Dear class—
I wanted to write you this letter as we kick off the work for this class in earnest.
I don’t really subscribe to the “great works” model of literary study and I’m particularly resistant to how notions of “capital-L” Literature often carry dismissive and exclusionary connotations of “high” culture. At the same time, I believe that literary study does not necessarily have to be this way, especially since telling stories represents such an important manner in which we come to understand ourselves, contest imposed ways of knowing the world, and seek to constitute both differently.

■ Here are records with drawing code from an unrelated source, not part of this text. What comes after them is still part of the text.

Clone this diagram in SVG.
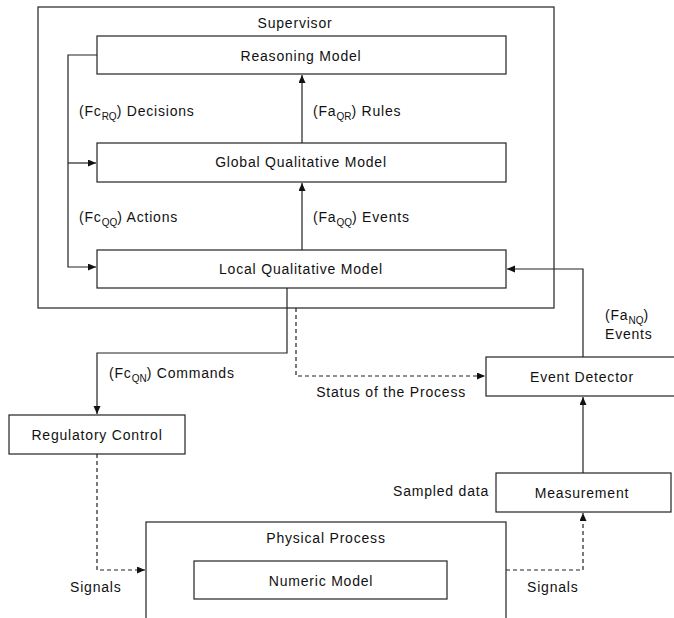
<svg xmlns="http://www.w3.org/2000/svg" width="674" height="618" viewBox="0 0 674 618">
<defs>
<marker id="ah" markerUnits="userSpaceOnUse" markerWidth="9" markerHeight="8" refX="8" refY="3.5" orient="auto">
<path d="M0,0 L8,3.5 L0,7 z" fill="#111"/>
</marker>
<style>
rect{fill:#fff;stroke:#222;stroke-width:1.2}
text{font-family:"Liberation Sans",Arial,sans-serif;font-size:14px;letter-spacing:0.8px;fill:#111}
.c{text-anchor:middle}
.e{text-anchor:end}
.sub{font-size:10px;letter-spacing:0}
.ln{fill:none;stroke:#222;stroke-width:1.2}
.d{stroke-dasharray:4 3}
</style>
</defs>
<rect width="674" height="618" style="fill:#fff;stroke:none"/>
<g id="supervisor">
<rect x="38" y="7" width="516" height="301"/>
<text class="c" x="295" y="28">Supervisor</text>
</g>
<g id="reasoning-model">
<rect x="97" y="36" width="409" height="38"/>
<text class="c" x="301" y="61">Reasoning Model</text>
</g>
<g id="global-qualitative-model">
<rect x="97" y="143" width="409" height="39"/>
<text class="c" x="301" y="167">Global Qualitative Model</text>
</g>
<g id="local-qualitative-model">
<rect x="97" y="250" width="409" height="38"/>
<text class="c" x="301" y="274">Local Qualitative Model</text>
</g>
<g id="event-detector">
<rect x="486" y="357" width="190" height="39"/>
<text class="c" x="582" y="382">Event Detector</text>
</g>
<g id="regulatory-control">
<rect x="9" y="415" width="176" height="39"/>
<text class="c" x="97" y="440">Regulatory Control</text>
</g>
<g id="measurement">
<rect x="496" y="473" width="175" height="39"/>
<text class="c" x="582" y="498">Measurement</text>
</g>
<g id="physical-process">
<rect x="146" y="522" width="360" height="110"/>
<text class="c" x="326" y="543">Physical Process</text>
</g>
<g id="numeric-model">
<rect x="194" y="561" width="253" height="38"/>
<text class="c" x="321" y="586">Numeric Model</text>
</g>
<g id="connectors">
<path class="ln" d="M97,55 H68 V267 H96" marker-end="url(#ah)"/>
<path class="ln" d="M68,163 H96" marker-end="url(#ah)"/>
<path class="ln" d="M302,143 V75" marker-end="url(#ah)"/>
<path class="ln" d="M302,250 V183" marker-end="url(#ah)"/>
<path class="ln" d="M287,288 V353 H97 V414" marker-end="url(#ah)"/>
<path class="ln d" d="M296,308 V376 H485" marker-end="url(#ah)"/>
<path class="ln" d="M583,357 V269 H507" marker-end="url(#ah)"/>
<path class="ln" d="M583,473 V397" marker-end="url(#ah)"/>
<path class="ln d" d="M97,454 V570 H145" marker-end="url(#ah)"/>
<path class="ln d" d="M506,570 H583 V513" marker-end="url(#ah)"/>
<text x="79" y="116">(Fc<tspan class="sub" dy="4">RQ</tspan><tspan dy="-4">) Decisions</tspan></text>
<text x="313" y="116">(Fa<tspan class="sub" dy="4">QR</tspan><tspan dy="-4">)  Rules</tspan></text>
<text x="79" y="222">(Fc<tspan class="sub" dy="4">QQ</tspan><tspan dy="-4">) Actions</tspan></text>
<text x="313" y="222">(Fa<tspan class="sub" dy="4">QQ</tspan><tspan dy="-4">) Events</tspan></text>
<text x="109" y="378">(Fc<tspan class="sub" dy="4">QN</tspan><tspan dy="-4">) Commands</tspan></text>
<text class="e" x="466" y="397">Status of the Process</text>
<text x="605" y="320">(Fa<tspan class="sub" dy="4">NQ</tspan><tspan dy="-4">)</tspan></text>
<text x="605" y="339">Events</text>
<text class="e" x="489" y="496">Sampled data</text>
<text x="70" y="592">Signals</text>
<text x="527" y="592">Signals</text>
</g>
</svg>
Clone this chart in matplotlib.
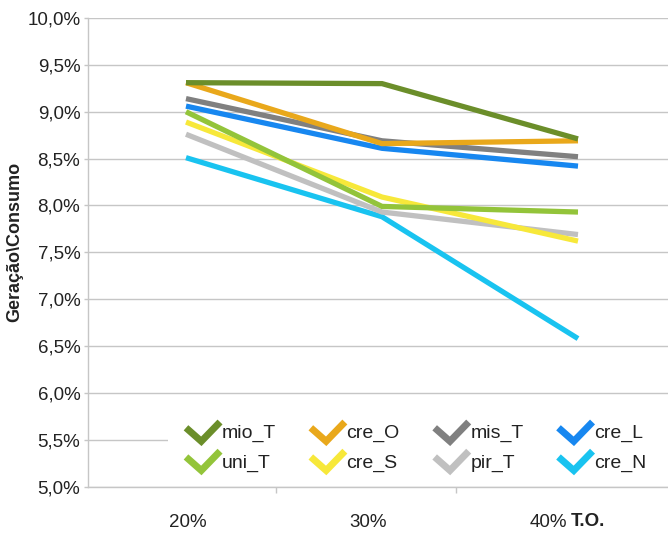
import numpy as np
import matplotlib
matplotlib.use("Agg")
import matplotlib.pyplot as plt
from matplotlib.lines import Line2D
from matplotlib.patches import Rectangle
from matplotlib.legend_handler import HandlerBase
from matplotlib.ticker import FuncFormatter, FixedLocator

# Share of generation over consumption for each scenario, by T.O. level
categories = ["20%", "30%", "40%"]
series_names = ["mio_T", "cre_O", "mis_T", "cre_L", "uni_T", "cre_S", "pir_T", "cre_N"]
mio_T = [9.31, 9.30, 8.71]
cre_O = [9.31, 8.66, 8.69]
mis_T = [9.14, 8.69, 8.52]
cre_L = [9.06, 8.61, 8.42]
uni_T = [9.00, 7.99, 7.93]
cre_S = [8.89, 8.09, 7.62]
pir_T = [8.76, 7.93, 7.69]
cre_N = [8.51, 7.88, 6.58]
y_ticks = [5.0, 5.5, 6.0, 6.5, 7.0, 7.5, 8.0, 8.5, 9.0, 9.5, 10.0]

values = [mio_T, cre_O, mis_T, cre_L, uni_T, cre_S, pir_T, cre_N]
colors = ["#6b8e2a", "#e9a81b", "#808080", "#1787f0",
          "#93c43a", "#f7e83a", "#c0c0c0", "#19c3f0"]

plt.rcParams["font.family"] = ["Liberation Sans", "DejaVu Sans"]

W, H = 668, 533
fig = plt.figure(figsize=(W / 100, H / 100), dpi=100)
ax = fig.add_axes([88 / W, 46.3 / H, 588 / W, 468.7 / H])

x = np.arange(len(categories))
lines = {}
n = len(values)
for i, (name, vals, c) in enumerate(zip(series_names, values, colors)):
    (ln,) = ax.plot(x, vals, color=c, lw=3.8, solid_capstyle="butt",
                    solid_joinstyle="miter", zorder=3 + (n - i) * 0.1)
    lines[name] = ln

ax.set_xlim(-0.5, 2.5)
ax.set_ylim(5.0, 10.0)

grid_c = "#c6c6c6"
ax.set_yticks(y_ticks)
ax.yaxis.set_major_formatter(FuncFormatter(lambda v, p: f"{v:.1f}%".replace(".", ",")))
ax.grid(axis="y", color=grid_c, lw=1.0)
ax.set_axisbelow(True)
ax.tick_params(axis="y", length=3, width=1.0, color=grid_c, pad=2.5,
               labelsize=13.5, labelcolor="#222222")

# category labels on a slightly narrower grid than the line points,
# with boundary marks between them
label_pos = [0.01, 0.93, 1.85]
boundary_pos = [0.46, 1.38]
ax.set_xticks(label_pos)
ax.set_xticklabels(categories)
ax.tick_params(axis="x", which="major", length=0, pad=20,
               labelsize=13.5, labelcolor="#222222")
ax.xaxis.set_minor_locator(FixedLocator(boundary_pos))
ax.tick_params(axis="x", which="minor", length=4, width=1.0, color=grid_c)

for s in ["top", "right"]:
    ax.spines[s].set_visible(False)
for s in ["left", "bottom"]:
    ax.spines[s].set_color(grid_c)
    ax.spines[s].set_linewidth(1.0)

fig.text(588 / W, 1 - 522 / H, "T.O.", fontsize=13.5, fontweight="bold",
         ha="center", va="center", color="#222222")
fig.text(15 / W, 1 - 242 / H, "Geração\\Consumo", fontsize=13, fontweight="bold",
         rotation=90, ha="center", va="center", color="#222222")

# white backdrop behind the legend
ax.add_patch(Rectangle((168 / W, 1 - 476 / H), 1.0, 72 / H, transform=fig.transFigure,
                       facecolor="white", edgecolor="none", zorder=1))


class CheckHandler(HandlerBase):
    def create_artists(self, legend, orig_handle, xdescent, ydescent,
                       width, height, fontsize, trans):
        xs = np.array([0.0, 0.45, 1.0]) * width - xdescent
        ys = np.array([0.7, 0.0, 1.0]) * height - ydescent
        ln = Line2D(xs, ys, color=orig_handle.get_color(), lw=5.0,
                    solid_joinstyle="miter", solid_capstyle="butt", transform=trans)
        return [ln]


# the legend fills column by column, so interleave the two rows
order = [0, 4, 1, 5, 2, 6, 3, 7]
handles = [lines[series_names[k]] for k in order]
labels = [series_names[k] for k in order]
leg = fig.legend(handles, labels, ncol=4, loc="upper left",
                 bbox_to_anchor=(186 / W, 1 - 422 / H), frameon=False,
                 fontsize=14, handlelength=1.75, handleheight=1.15,
                 handletextpad=0.08, columnspacing=1.8, labelspacing=0.45,
                 borderpad=0, borderaxespad=0,
                 handler_map={Line2D: CheckHandler()})
for t in leg.get_texts():
    t.set_color("#222222")

fig.savefig("out.png", dpi=100)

I imagine that you have already been reflecting on the challenge of reading and responding to eighteenth century works. The cliché that we read literature in order to expose ourselves to, as the English literary critic Matthew Arnold famously wrote, “the best of what’s been thought and said,” feels to me utterly inadequate given the fact that the relationship of the field of English literature to histories of imperialism has also clearly had a hand in transmitting some of the worst of what has been said and thought—and done. The literary texts we’re beginning to explore in the course, starting this week with Aphra Behn’s Oroonoko, reflect—even when they’re contesting—languages of race, class, and gender that will feel, on one hand, completely “dated.” Yet, in some ways they will also feel uncomfortably familiar given the centrality of these categories to the inequalities of our time. I have to confess openly my trepidation that a college-level class like this not “legitimate” problematic languages, stereotypes, and representations that shouldn’t be presented as subjects of legitimate debate.
So, I solicit your help and feedback throughout this semester in working through these issues. I want the assignments for this course to invite you take your experiences as students, readers, scholars—and, well, as people!—seriously as standpoints from which to produce knowledge that will also be useful for future students, who will come to these texts from similar places that you are now.
Therefore, I wanted to check in, but also to hear from you. What life experiences brought you to study English literature at Lehman and/or this class in particular? What questions, interests, and/or trepidations do you still have about either a) the historical scope of the course and its readings; or b) the collaborative work for the course? Ideally, what would you hope to get out of this course? What are your ideas for better fulfilling those expectations?
If you could, write me a letter back (as long or short as makes sense for you) by next week, Feb. 17. Email it to me at my Lehman email (or if you’d rather hand-write your letter, slip it in my English department mailbox). I’m looking forward to hearing from you and continuing these conversations throughout the semester.